| DIRECTIONS |
Restate the data exactly as given and keep the pictures out.

### DATA EXTRACT

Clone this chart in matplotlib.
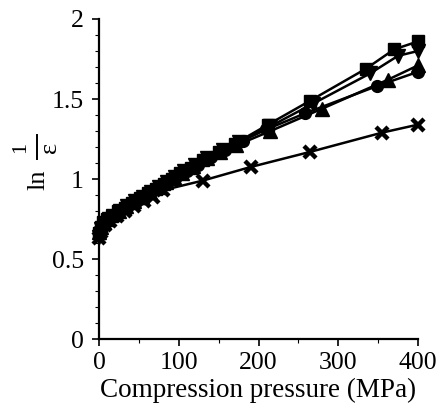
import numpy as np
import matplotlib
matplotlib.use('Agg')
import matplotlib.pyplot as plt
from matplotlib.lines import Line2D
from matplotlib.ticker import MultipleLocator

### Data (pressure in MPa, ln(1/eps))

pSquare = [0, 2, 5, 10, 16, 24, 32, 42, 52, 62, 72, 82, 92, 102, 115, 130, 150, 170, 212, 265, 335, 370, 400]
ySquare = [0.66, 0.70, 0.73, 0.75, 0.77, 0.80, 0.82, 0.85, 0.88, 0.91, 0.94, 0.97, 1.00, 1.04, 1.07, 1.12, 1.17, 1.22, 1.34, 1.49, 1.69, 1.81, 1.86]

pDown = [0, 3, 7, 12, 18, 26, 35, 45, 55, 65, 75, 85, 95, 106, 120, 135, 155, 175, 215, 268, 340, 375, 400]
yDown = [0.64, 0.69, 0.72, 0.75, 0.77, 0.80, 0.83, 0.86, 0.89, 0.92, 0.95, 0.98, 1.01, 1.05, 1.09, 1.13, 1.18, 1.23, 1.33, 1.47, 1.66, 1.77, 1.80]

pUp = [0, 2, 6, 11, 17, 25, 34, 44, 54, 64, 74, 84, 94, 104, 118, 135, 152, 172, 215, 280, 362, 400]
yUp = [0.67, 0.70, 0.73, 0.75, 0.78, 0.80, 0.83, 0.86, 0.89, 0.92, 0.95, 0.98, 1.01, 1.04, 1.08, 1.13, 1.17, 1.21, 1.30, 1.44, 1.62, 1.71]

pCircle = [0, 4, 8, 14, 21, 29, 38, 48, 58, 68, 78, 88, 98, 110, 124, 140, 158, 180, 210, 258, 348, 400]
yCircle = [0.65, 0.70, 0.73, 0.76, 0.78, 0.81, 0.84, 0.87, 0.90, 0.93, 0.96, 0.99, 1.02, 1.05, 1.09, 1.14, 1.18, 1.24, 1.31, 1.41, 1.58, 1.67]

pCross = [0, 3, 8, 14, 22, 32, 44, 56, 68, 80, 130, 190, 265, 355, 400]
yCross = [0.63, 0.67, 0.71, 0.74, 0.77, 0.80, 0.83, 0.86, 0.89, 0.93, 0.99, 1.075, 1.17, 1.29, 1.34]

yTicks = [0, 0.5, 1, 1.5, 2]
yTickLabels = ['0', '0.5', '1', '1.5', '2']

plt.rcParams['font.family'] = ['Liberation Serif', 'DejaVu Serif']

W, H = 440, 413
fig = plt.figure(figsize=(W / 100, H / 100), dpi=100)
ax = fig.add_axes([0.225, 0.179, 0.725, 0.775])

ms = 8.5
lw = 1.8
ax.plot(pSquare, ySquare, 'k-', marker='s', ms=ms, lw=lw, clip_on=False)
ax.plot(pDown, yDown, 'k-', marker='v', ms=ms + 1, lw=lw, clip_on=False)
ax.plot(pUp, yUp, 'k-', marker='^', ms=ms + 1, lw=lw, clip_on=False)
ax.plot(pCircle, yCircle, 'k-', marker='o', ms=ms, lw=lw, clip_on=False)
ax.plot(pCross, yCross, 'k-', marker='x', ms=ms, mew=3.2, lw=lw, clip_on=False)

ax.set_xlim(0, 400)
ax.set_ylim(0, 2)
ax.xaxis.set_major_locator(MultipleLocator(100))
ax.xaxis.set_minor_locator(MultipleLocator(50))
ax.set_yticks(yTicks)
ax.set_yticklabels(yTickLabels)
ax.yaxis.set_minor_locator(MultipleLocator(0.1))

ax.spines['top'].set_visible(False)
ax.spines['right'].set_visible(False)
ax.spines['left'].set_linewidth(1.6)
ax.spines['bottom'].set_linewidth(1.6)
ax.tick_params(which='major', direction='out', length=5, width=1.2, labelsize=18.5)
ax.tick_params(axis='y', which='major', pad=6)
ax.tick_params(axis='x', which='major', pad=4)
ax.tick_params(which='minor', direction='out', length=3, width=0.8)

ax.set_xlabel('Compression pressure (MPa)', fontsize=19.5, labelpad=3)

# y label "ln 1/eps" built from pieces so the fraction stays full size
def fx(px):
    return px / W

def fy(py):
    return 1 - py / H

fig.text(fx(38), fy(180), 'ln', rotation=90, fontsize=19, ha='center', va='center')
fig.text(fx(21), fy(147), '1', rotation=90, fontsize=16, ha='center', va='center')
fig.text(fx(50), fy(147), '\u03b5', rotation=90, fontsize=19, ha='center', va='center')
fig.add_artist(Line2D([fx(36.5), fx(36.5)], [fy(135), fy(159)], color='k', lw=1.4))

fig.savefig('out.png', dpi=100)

######

| REPLY TO THE EXERCISE |
Clone this chart in matplotlib.
import numpy as np
import matplotlib
matplotlib.use('Agg')
import matplotlib.pyplot as plt
from matplotlib.lines import Line2D
from matplotlib.ticker import MultipleLocator

### Data (pressure in MPa, ln(1/eps))

pSquare = [0, 2, 5, 10, 16, 24, 32, 42, 52, 62, 72, 82, 92, 102, 115, 130, 150, 170, 212, 265, 335, 370, 400]
ySquare = [0.66, 0.70, 0.73, 0.75, 0.77, 0.80, 0.82, 0.85, 0.88, 0.91, 0.94, 0.97, 1.00, 1.04, 1.07, 1.12, 1.17, 1.22, 1.34, 1.49, 1.69, 1.81, 1.86]

pDown = [0, 3, 7, 12, 18, 26, 35, 45, 55, 65, 75, 85, 95, 106, 120, 135, 155, 175, 215, 268, 340, 375, 400]
yDown = [0.64, 0.69, 0.72, 0.75, 0.77, 0.80, 0.83, 0.86, 0.89, 0.92, 0.95, 0.98, 1.01, 1.05, 1.09, 1.13, 1.18, 1.23, 1.33, 1.47, 1.66, 1.77, 1.80]

pUp = [0, 2, 6, 11, 17, 25, 34, 44, 54, 64, 74, 84, 94, 104, 118, 135, 152, 172, 215, 280, 362, 400]
yUp = [0.67, 0.70, 0.73, 0.75, 0.78, 0.80, 0.83, 0.86, 0.89, 0.92, 0.95, 0.98, 1.01, 1.04, 1.08, 1.13, 1.17, 1.21, 1.30, 1.44, 1.62, 1.71]

pCircle = [0, 4, 8, 14, 21, 29, 38, 48, 58, 68, 78, 88, 98, 110, 124, 140, 158, 180, 210, 258, 348, 400]
yCircle = [0.65, 0.70, 0.73, 0.76, 0.78, 0.81, 0.84, 0.87, 0.90, 0.93, 0.96, 0.99, 1.02, 1.05, 1.09, 1.14, 1.18, 1.24, 1.31, 1.41, 1.58, 1.67]

pCross = [0, 3, 8, 14, 22, 32, 44, 56, 68, 80, 130, 190, 265, 355, 400]
yCross = [0.63, 0.67, 0.71, 0.74, 0.77, 0.80, 0.83, 0.86, 0.89, 0.93, 0.99, 1.075, 1.17, 1.29, 1.34]

yTicks = [0, 0.5, 1, 1.5, 2]
yTickLabels = ['0', '0.5', '1', '1.5', '2']

plt.rcParams['font.family'] = ['Liberation Serif', 'DejaVu Serif']

W, H = 440, 413
fig = plt.figure(figsize=(W / 100, H / 100), dpi=100)
ax = fig.add_axes([0.225, 0.179, 0.725, 0.775])

ms = 8.5
lw = 1.8
ax.plot(pSquare, ySquare, 'k-', marker='s', ms=ms, lw=lw, clip_on=False)
ax.plot(pDown, yDown, 'k-', marker='v', ms=ms + 1, lw=lw, clip_on=False)
ax.plot(pUp, yUp, 'k-', marker='^', ms=ms + 1, lw=lw, clip_on=False)
ax.plot(pCircle, yCircle, 'k-', marker='o', ms=ms, lw=lw, clip_on=False)
ax.plot(pCross, yCross, 'k-', marker='x', ms=ms, mew=3.2, lw=lw, clip_on=False)

ax.set_xlim(0, 400)
ax.set_ylim(0, 2)
ax.xaxis.set_major_locator(MultipleLocator(100))
ax.xaxis.set_minor_locator(MultipleLocator(50))
ax.set_yticks(yTicks)
ax.set_yticklabels(yTickLabels)
ax.yaxis.set_minor_locator(MultipleLocator(0.1))

ax.spines['top'].set_visible(False)
ax.spines['right'].set_visible(False)
ax.spines['left'].set_linewidth(1.6)
ax.spines['bottom'].set_linewidth(1.6)
ax.tick_params(which='major', direction='out', length=5, width=1.2, labelsize=18.5)
ax.tick_params(axis='y', which='major', pad=6)
ax.tick_params(axis='x', which='major', pad=4)
ax.tick_params(which='minor', direction='out', length=3, width=0.8)

ax.set_xlabel('Compression pressure (MPa)', fontsize=19.5, labelpad=3)

# y label "ln 1/eps" built from pieces so the fraction stays full size
def fx(px):
    return px / W

def fy(py):
    return 1 - py / H

fig.text(fx(38), fy(180), 'ln', rotation=90, fontsize=19, ha='center', va='center')
fig.text(fx(21), fy(147), '1', rotation=90, fontsize=16, ha='center', va='center')
fig.text(fx(50), fy(147), '\u03b5', rotation=90, fontsize=19, ha='center', va='center')
fig.add_artist(Line2D([fx(36.5), fx(36.5)], [fy(135), fy(159)], color='k', lw=1.4))

fig.savefig('out.png', dpi=100)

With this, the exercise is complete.